* Start *

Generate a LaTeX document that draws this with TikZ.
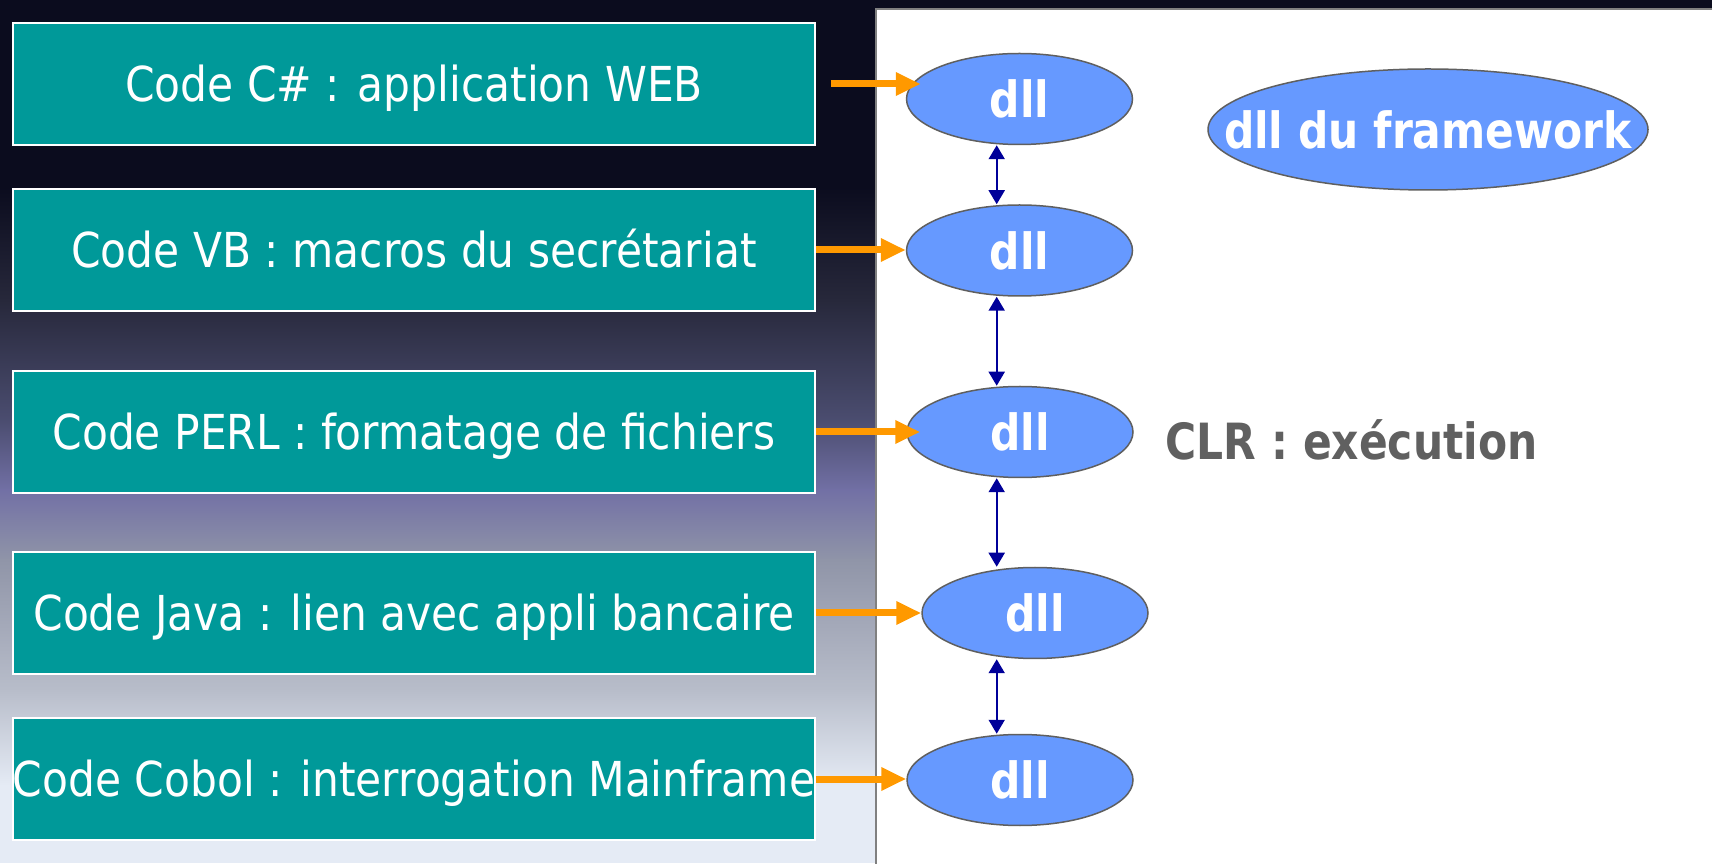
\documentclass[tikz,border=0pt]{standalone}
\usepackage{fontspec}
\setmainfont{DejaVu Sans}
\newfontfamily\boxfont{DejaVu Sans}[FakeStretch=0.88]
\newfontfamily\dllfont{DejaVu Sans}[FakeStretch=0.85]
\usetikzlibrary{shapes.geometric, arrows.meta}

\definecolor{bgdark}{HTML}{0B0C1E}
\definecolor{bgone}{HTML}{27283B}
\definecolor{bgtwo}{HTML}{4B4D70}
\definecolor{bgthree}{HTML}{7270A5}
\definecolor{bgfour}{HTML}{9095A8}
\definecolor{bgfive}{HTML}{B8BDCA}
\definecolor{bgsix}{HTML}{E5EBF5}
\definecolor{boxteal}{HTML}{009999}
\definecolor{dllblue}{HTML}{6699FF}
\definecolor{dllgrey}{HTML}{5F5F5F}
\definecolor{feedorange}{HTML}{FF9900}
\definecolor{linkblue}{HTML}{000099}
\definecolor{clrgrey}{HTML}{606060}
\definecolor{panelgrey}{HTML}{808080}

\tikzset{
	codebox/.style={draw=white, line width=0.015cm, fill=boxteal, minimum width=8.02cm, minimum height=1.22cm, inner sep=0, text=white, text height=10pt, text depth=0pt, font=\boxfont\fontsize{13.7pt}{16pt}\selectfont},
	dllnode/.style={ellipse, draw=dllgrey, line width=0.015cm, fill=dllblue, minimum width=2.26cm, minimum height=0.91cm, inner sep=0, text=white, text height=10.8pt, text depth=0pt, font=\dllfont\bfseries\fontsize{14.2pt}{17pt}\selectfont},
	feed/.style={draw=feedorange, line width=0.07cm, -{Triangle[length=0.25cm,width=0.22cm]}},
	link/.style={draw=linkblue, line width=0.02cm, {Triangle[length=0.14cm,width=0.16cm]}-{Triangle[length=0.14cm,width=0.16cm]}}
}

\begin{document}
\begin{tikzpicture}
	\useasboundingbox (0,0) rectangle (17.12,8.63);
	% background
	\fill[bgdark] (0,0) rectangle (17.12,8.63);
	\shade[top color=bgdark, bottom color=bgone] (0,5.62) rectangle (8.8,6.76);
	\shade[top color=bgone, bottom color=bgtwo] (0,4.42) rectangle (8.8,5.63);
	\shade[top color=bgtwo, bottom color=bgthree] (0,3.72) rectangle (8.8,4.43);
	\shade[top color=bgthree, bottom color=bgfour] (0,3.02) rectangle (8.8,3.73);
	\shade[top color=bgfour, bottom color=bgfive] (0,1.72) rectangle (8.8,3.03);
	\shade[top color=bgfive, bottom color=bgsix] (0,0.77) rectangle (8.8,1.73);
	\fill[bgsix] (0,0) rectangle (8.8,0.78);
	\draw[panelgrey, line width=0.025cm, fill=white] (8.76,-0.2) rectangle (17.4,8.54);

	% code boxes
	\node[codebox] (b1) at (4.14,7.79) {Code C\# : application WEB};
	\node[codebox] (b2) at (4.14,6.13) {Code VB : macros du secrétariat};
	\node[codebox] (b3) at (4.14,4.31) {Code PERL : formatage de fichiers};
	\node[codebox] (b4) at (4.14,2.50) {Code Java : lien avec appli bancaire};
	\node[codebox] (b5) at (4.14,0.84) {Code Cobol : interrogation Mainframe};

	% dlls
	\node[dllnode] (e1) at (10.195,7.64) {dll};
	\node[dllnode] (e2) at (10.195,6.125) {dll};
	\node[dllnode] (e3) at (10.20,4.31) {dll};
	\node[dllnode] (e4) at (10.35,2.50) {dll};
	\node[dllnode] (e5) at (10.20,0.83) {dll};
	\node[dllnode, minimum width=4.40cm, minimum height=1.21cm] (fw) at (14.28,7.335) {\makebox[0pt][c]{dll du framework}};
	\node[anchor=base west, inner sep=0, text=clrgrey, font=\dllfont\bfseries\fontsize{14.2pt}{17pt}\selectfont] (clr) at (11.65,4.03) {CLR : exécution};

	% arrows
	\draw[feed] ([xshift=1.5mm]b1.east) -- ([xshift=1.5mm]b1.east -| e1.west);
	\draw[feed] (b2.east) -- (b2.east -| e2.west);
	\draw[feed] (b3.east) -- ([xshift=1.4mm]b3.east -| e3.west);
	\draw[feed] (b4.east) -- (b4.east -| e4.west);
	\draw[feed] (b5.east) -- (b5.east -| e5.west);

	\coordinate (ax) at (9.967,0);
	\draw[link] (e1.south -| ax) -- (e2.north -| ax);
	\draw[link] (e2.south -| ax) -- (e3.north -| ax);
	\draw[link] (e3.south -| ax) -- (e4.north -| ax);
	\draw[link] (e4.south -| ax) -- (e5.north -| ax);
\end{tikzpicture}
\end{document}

* End *

WHAT TO DO.
Reproduce the full material exactly, excluding the pictures.

OUTPUT OF THE TASK.
Generate a LaTeX document that draws this with TikZ.
\documentclass[tikz,border=0pt]{standalone}
\usepackage{fontspec}
\setmainfont{DejaVu Sans}
\newfontfamily\boxfont{DejaVu Sans}[FakeStretch=0.88]
\newfontfamily\dllfont{DejaVu Sans}[FakeStretch=0.85]
\usetikzlibrary{shapes.geometric, arrows.meta}

\definecolor{bgdark}{HTML}{0B0C1E}
\definecolor{bgone}{HTML}{27283B}
\definecolor{bgtwo}{HTML}{4B4D70}
\definecolor{bgthree}{HTML}{7270A5}
\definecolor{bgfour}{HTML}{9095A8}
\definecolor{bgfive}{HTML}{B8BDCA}
\definecolor{bgsix}{HTML}{E5EBF5}
\definecolor{boxteal}{HTML}{009999}
\definecolor{dllblue}{HTML}{6699FF}
\definecolor{dllgrey}{HTML}{5F5F5F}
\definecolor{feedorange}{HTML}{FF9900}
\definecolor{linkblue}{HTML}{000099}
\definecolor{clrgrey}{HTML}{606060}
\definecolor{panelgrey}{HTML}{808080}

\tikzset{
	codebox/.style={draw=white, line width=0.015cm, fill=boxteal, minimum width=8.02cm, minimum height=1.22cm, inner sep=0, text=white, text height=10pt, text depth=0pt, font=\boxfont\fontsize{13.7pt}{16pt}\selectfont},
	dllnode/.style={ellipse, draw=dllgrey, line width=0.015cm, fill=dllblue, minimum width=2.26cm, minimum height=0.91cm, inner sep=0, text=white, text height=10.8pt, text depth=0pt, font=\dllfont\bfseries\fontsize{14.2pt}{17pt}\selectfont},
	feed/.style={draw=feedorange, line width=0.07cm, -{Triangle[length=0.25cm,width=0.22cm]}},
	link/.style={draw=linkblue, line width=0.02cm, {Triangle[length=0.14cm,width=0.16cm]}-{Triangle[length=0.14cm,width=0.16cm]}}
}

\begin{document}
\begin{tikzpicture}
	\useasboundingbox (0,0) rectangle (17.12,8.63);
	% background
	\fill[bgdark] (0,0) rectangle (17.12,8.63);
	\shade[top color=bgdark, bottom color=bgone] (0,5.62) rectangle (8.8,6.76);
	\shade[top color=bgone, bottom color=bgtwo] (0,4.42) rectangle (8.8,5.63);
	\shade[top color=bgtwo, bottom color=bgthree] (0,3.72) rectangle (8.8,4.43);
	\shade[top color=bgthree, bottom color=bgfour] (0,3.02) rectangle (8.8,3.73);
	\shade[top color=bgfour, bottom color=bgfive] (0,1.72) rectangle (8.8,3.03);
	\shade[top color=bgfive, bottom color=bgsix] (0,0.77) rectangle (8.8,1.73);
	\fill[bgsix] (0,0) rectangle (8.8,0.78);
	\draw[panelgrey, line width=0.025cm, fill=white] (8.76,-0.2) rectangle (17.4,8.54);

	% code boxes
	\node[codebox] (b1) at (4.14,7.79) {Code C\# : application WEB};
	\node[codebox] (b2) at (4.14,6.13) {Code VB : macros du secrétariat};
	\node[codebox] (b3) at (4.14,4.31) {Code PERL : formatage de fichiers};
	\node[codebox] (b4) at (4.14,2.50) {Code Java : lien avec appli bancaire};
	\node[codebox] (b5) at (4.14,0.84) {Code Cobol : interrogation Mainframe};

	% dlls
	\node[dllnode] (e1) at (10.195,7.64) {dll};
	\node[dllnode] (e2) at (10.195,6.125) {dll};
	\node[dllnode] (e3) at (10.20,4.31) {dll};
	\node[dllnode] (e4) at (10.35,2.50) {dll};
	\node[dllnode] (e5) at (10.20,0.83) {dll};
	\node[dllnode, minimum width=4.40cm, minimum height=1.21cm] (fw) at (14.28,7.335) {\makebox[0pt][c]{dll du framework}};
	\node[anchor=base west, inner sep=0, text=clrgrey, font=\dllfont\bfseries\fontsize{14.2pt}{17pt}\selectfont] (clr) at (11.65,4.03) {CLR : exécution};

	% arrows
	\draw[feed] ([xshift=1.5mm]b1.east) -- ([xshift=1.5mm]b1.east -| e1.west);
	\draw[feed] (b2.east) -- (b2.east -| e2.west);
	\draw[feed] (b3.east) -- ([xshift=1.4mm]b3.east -| e3.west);
	\draw[feed] (b4.east) -- (b4.east -| e4.west);
	\draw[feed] (b5.east) -- (b5.east -| e5.west);

	\coordinate (ax) at (9.967,0);
	\draw[link] (e1.south -| ax) -- (e2.north -| ax);
	\draw[link] (e2.south -| ax) -- (e3.north -| ax);
	\draw[link] (e3.south -| ax) -- (e4.north -| ax);
	\draw[link] (e4.south -| ax) -- (e5.north -| ax);
\end{tikzpicture}
\end{document}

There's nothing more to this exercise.